'Really no excuse': Good Samaritans rescue 2 bags of puppies left to die in rural Manitoba
13 dogs in total saved from dump in Fairford, bush in Norway House
Two litters of puppies left to die in sealed bags in two Manitoba communities will survive, thanks to the compassion of the people who found them.
Recording artist Wayne Sumner and his brother-in-law Jonah Ross were dropping garbage off at the dump in Fairford First Nation on Tuesday when they heard a sound near a section of burning embers.
"Right beside the burn was a bag of puppies that they heard crying. So that's how it started," said Debra Vandekerkhove, director with Manitoba Animal Alliance, formerly known as Norway House Animal Rescue.
Ross jumped into the burn pit and pulled out the closed cooler duffel bag. Inside were five black female husky-mix puppies.
"They opened the bag, found a box and put them in there," said Vandekerkhove, speaking on behalf of Sumner, who declined an interview with CBC but gave permission for his videos to be shared.
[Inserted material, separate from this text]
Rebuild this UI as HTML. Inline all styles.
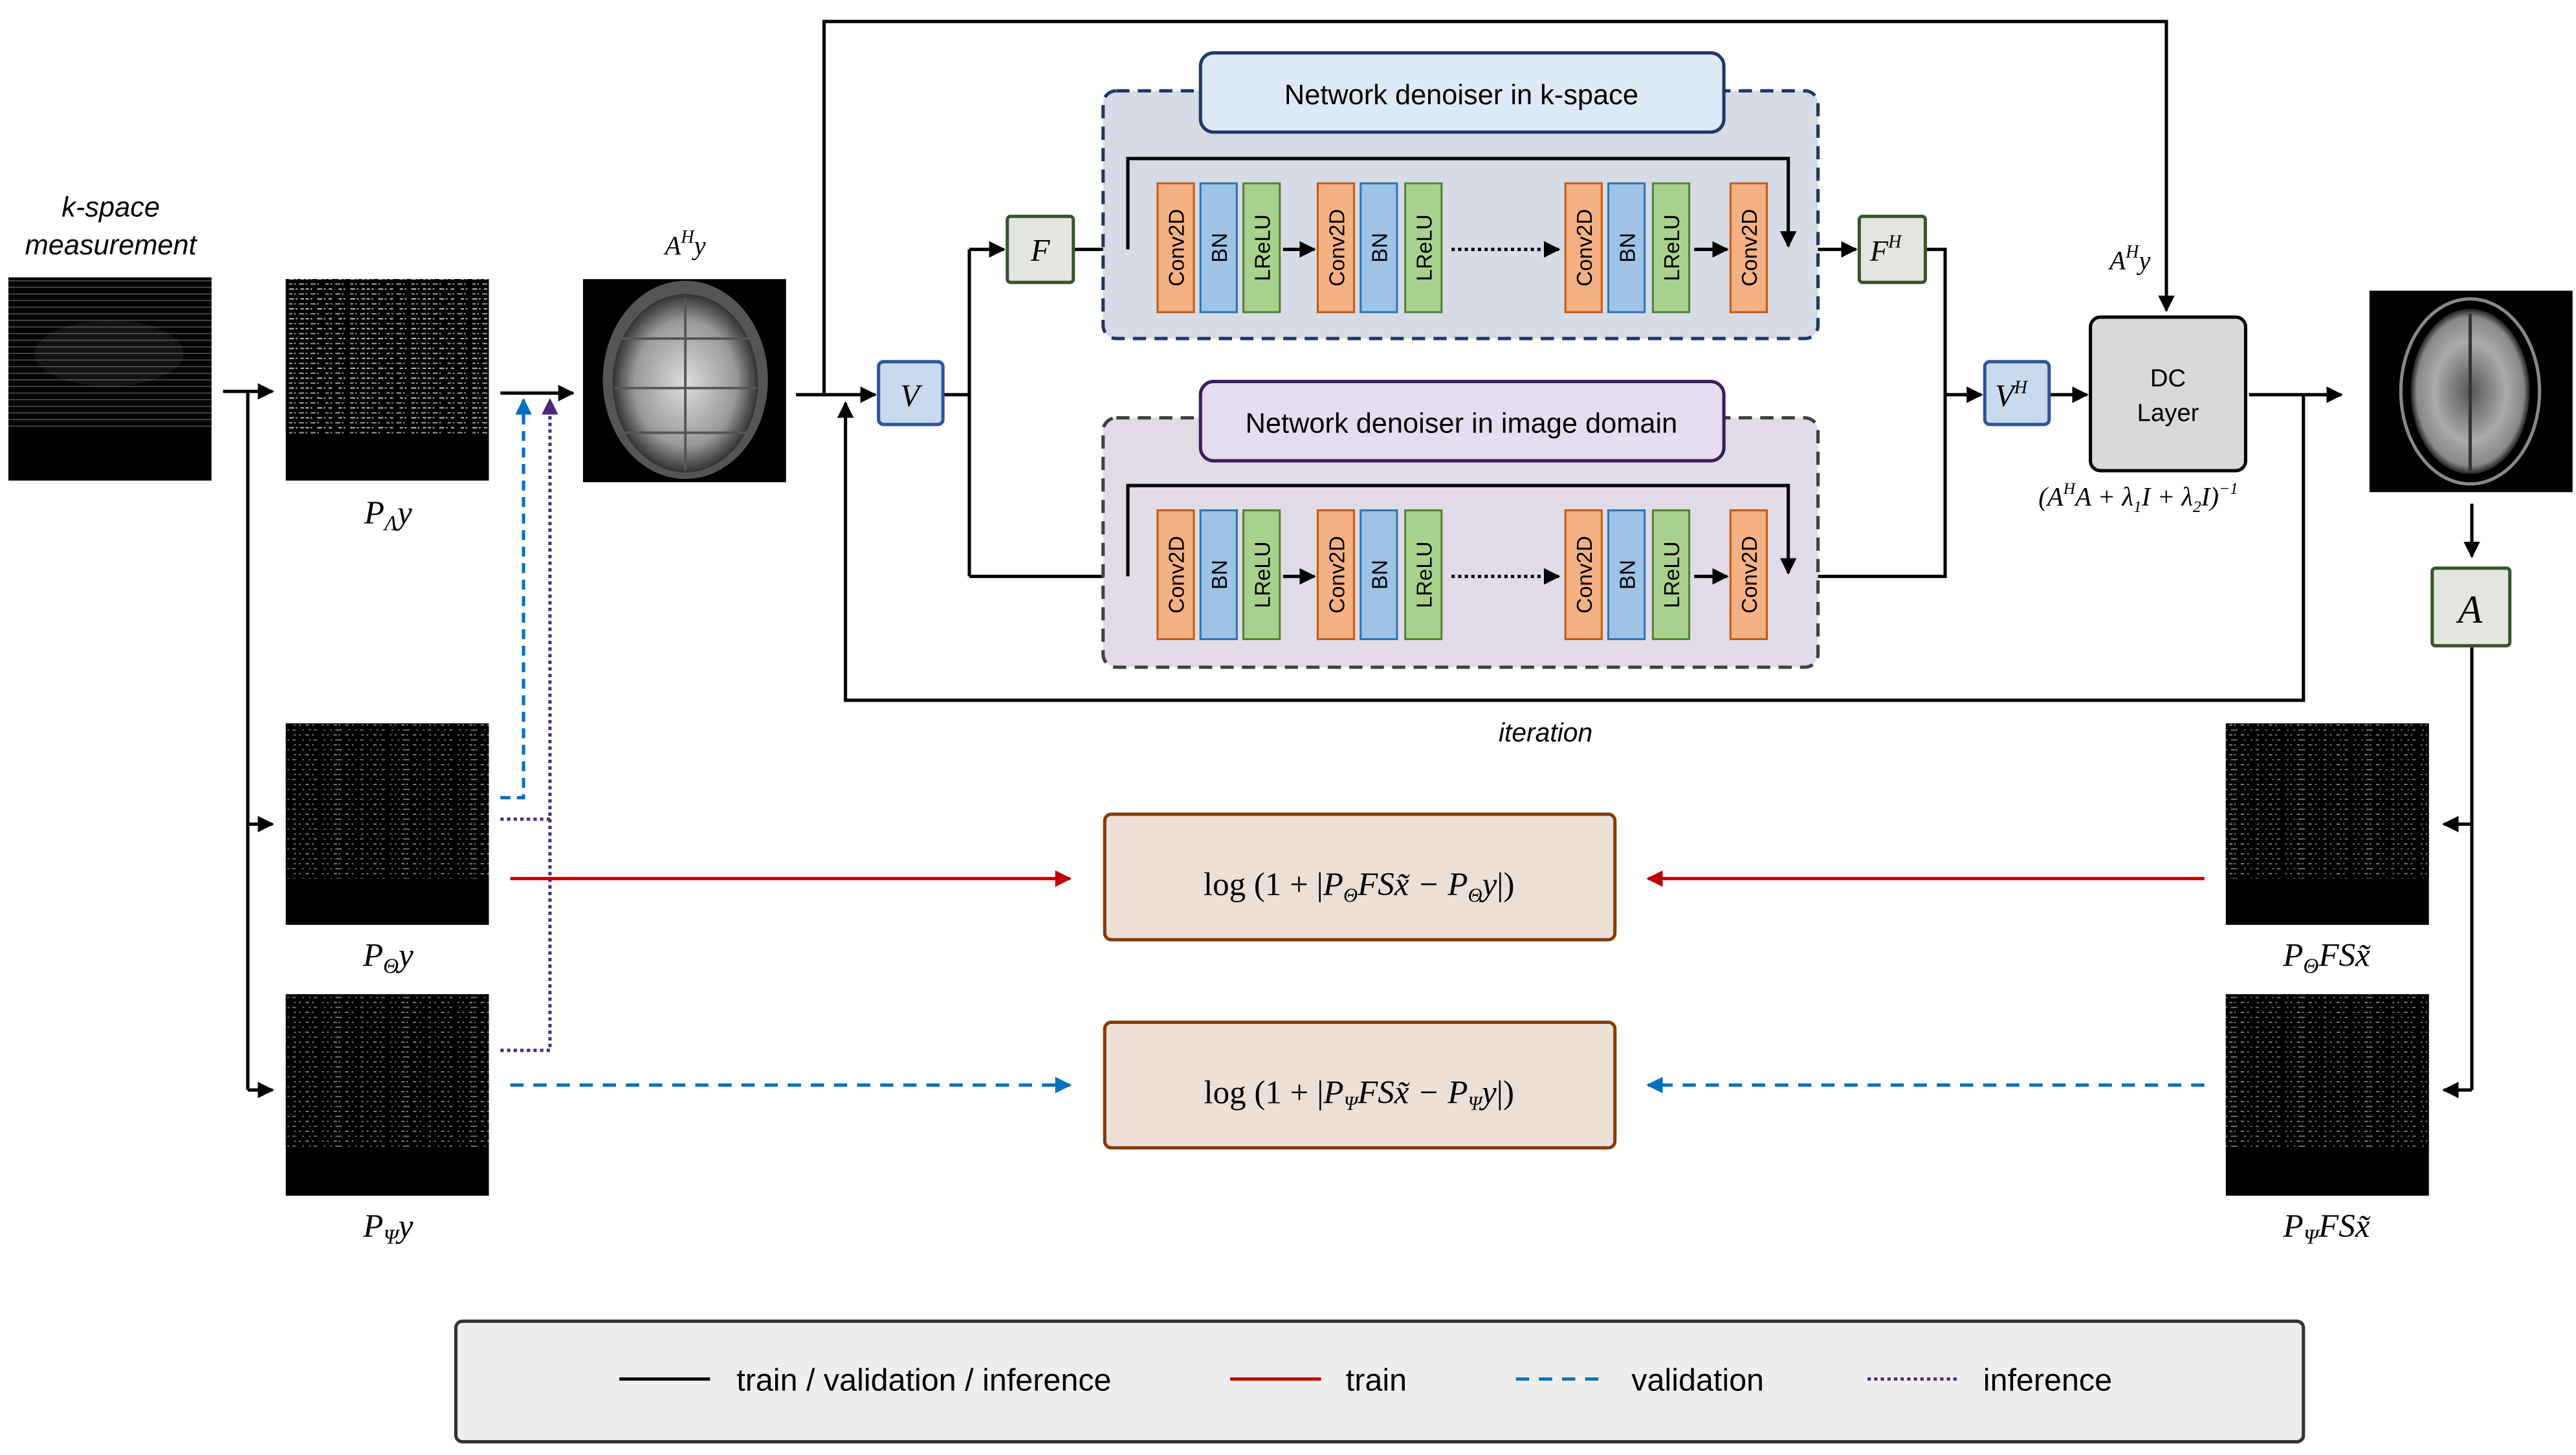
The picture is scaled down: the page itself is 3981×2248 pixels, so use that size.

"Looked like their eyes had just opened. They would've been burned alive if it wasn't for them."
Sumner posted a video of their discovery to social media, which was passed on to Vandekerkhove.
"They were both really upset that somebody would take little defenceless animals and take them to the dump — especially as close to the burn site as they were and they were still alive," she said.
The next day, Vandekerkhove drove three hours to the community, 221 kilometres north of Winnipeg, to bring food and supplies for the puppies, which she believes are about two weeks old.
The smallest was the size of a kitten, she estimated, weighing about 500 grams. She and her partner brought canned puppy food, formula, hot water and a high-calorie paste that they could put in the dogs' mouths.
"We all sat on the grass and we all fed the puppies by hand with our fingers, because they're not big enough to eat on their own yet, plus they were very hungry," said Vandekerkhove.
"The small ones that were under half a pound, they had such great suction, that even though you had only a little bit on your finger tip it was almost impossible to pull your finger out. You had to wrap your whole hand around the dog just to pull out your finger, just to get some more on it. So they were very hungry!"
She drove the dogs back to Winnipeg and to their new home with a whelper — a person with experience caring for puppies and pregnant mothers — affiliated with Manitoba Underdogs, another rescue. The agency will oversee their adoptions to good homes in about six weeks.
8 more puppies found
On Wednesday, Vandekerkhove learned of another rescue that had happened on Saturday in Norway House Cree Nation, 459 kilometres north of Winnipeg.
Local pharmacist Mayank Patel and his wife were exercising behind the school when he heard the sound of crying in the woods. They saw a reusable grocery bag lying in the brush. Inside was a litter of eight hungry puppies.
"Somebody left them all in a tied-up bag in the bush," said Vandekerkhove.
The couple brought the dogs home, where they happened to have a dog named Coco, which they'd rescued and had just delivered four puppies last month. Coco took the puppies in and has been nursing them with her four others.
The Manitoba Animal Alliance sent up food, supplies, de-wormer and formula for the dogs.
"They're doing great," said Vandekerkhove. "[They're] cuties! They were a mix of just about everything. All Canadian. Some of them look like chocolate lab mixes, black and whites, short haired black and whites. It's like a box of chocolates really."
She added these dogs appear to be older than the litter found in Fairford, about three weeks, as they're just getting their teeth in, and can be started on mush and formula.
"There's really no excuse for any cruelty to animals," said Vandekerkhove. She added anyone who has puppies they can't manage can reach out to nearby vets, their community's leadership, the provincial vet or a rescue group.
"It's what we do right. It's awful what happened, but when it's at that point, we're very grateful to these folks for helping these animals. The focus is helping these owners," said Vandekerkhove.
Dog overpopulation is very big problem in Manitoba, she said, but tactics such as licensing, household pet limits and birth control implanting all help.
"It's not just about the resources, it's about being able to assist communities to assist with dog management programs. Because you can't spay and neuter your way out of this problem, you just can't."